Electronic Music Composer Val Jeanty Brings the Beats to Hip Hop Lab

There was spontaneous dancing, rapping and moving to the beat at The Herb Alpert School of Music at CalArts last week, courtesy of Haitian electronic music composer-percussionist-turntablist, Val Jeanty. The special guest artist from Brooklyn, New York, stopped at CalArts’ Hip Hop Lab to speak about and demonstrate her music.

Jeanty is a multitalented artist who makes use of drum machines, samples, and turntables to produce music with sculptural and spiritual dimensions. She opened the conversation during the lab by talking about how she uses turntablism to blend Haitian beats and other samples.

Her “Afro-Electronica” installations have been showcased in New York City at the Whitney Museum, the Museum of Modern Art, the Brooklyn Academy of Music, the Village Vanguard and internationally at SaalFelden Music Festival in Austria, Stanser Musiktage in Switzerland, Jazz à la Villette in France and the Biennale Di Venezia Museum in Italy. Jeanty has collaborated with poets and visual artists, clocked time as a member of trip-hop group Wax Poetic and counts DJs QBert and Roc Raida of hip-hop turntablist group X-Ecutioners as inspirations.

She said growing up in Haiti influenced her sound, which draws from both voodoo and African cultures on the island. At age 12, Jeanty moved to the U.S. and was attracted to DJing—particularly the scratching sounds DJs create on turntables (which reminded her of her slight stutter). Jeanty explained that part of the reason she likes sharing her music is to bring a positive image to voodoo culture through her art because it’s sometimes looked at negatively through mainstream media.


To demonstrate her sound, she teamed up with Critical Studies faculty Douglas Kearney who provided vocals while Jeanty used her Mac laptop for beats, a Vestax VCI-400 controller and a Korg wave drum machine to tie everything together during several freestyle sessions during the lab. Dance faculty Nina Flagg improvised and freestyled to the rhythms.

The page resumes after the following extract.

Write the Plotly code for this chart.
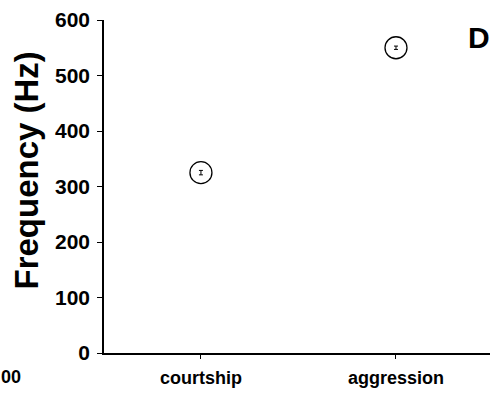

During other interactive portions of the class, Jeanty asked attendees to clap three times in a rhythmic fashion. She then explained that the tingling they felt afterward is energy that can be used for the creation of art. Jeanty also allowed attendees to mix with her turntables and gear for a few minutes to familiarize them with how her set-up worked to create music.

To Jeanty, rhythm is important and needed to tie everything together, and her turntables are key to making this happen. Whether it’s creating techno rhythmic patterns or war sounds, it’s a life force for Jeanty—one that spurs her to make art to heal the world, believing that her rhythms go out and reverberate into the universe.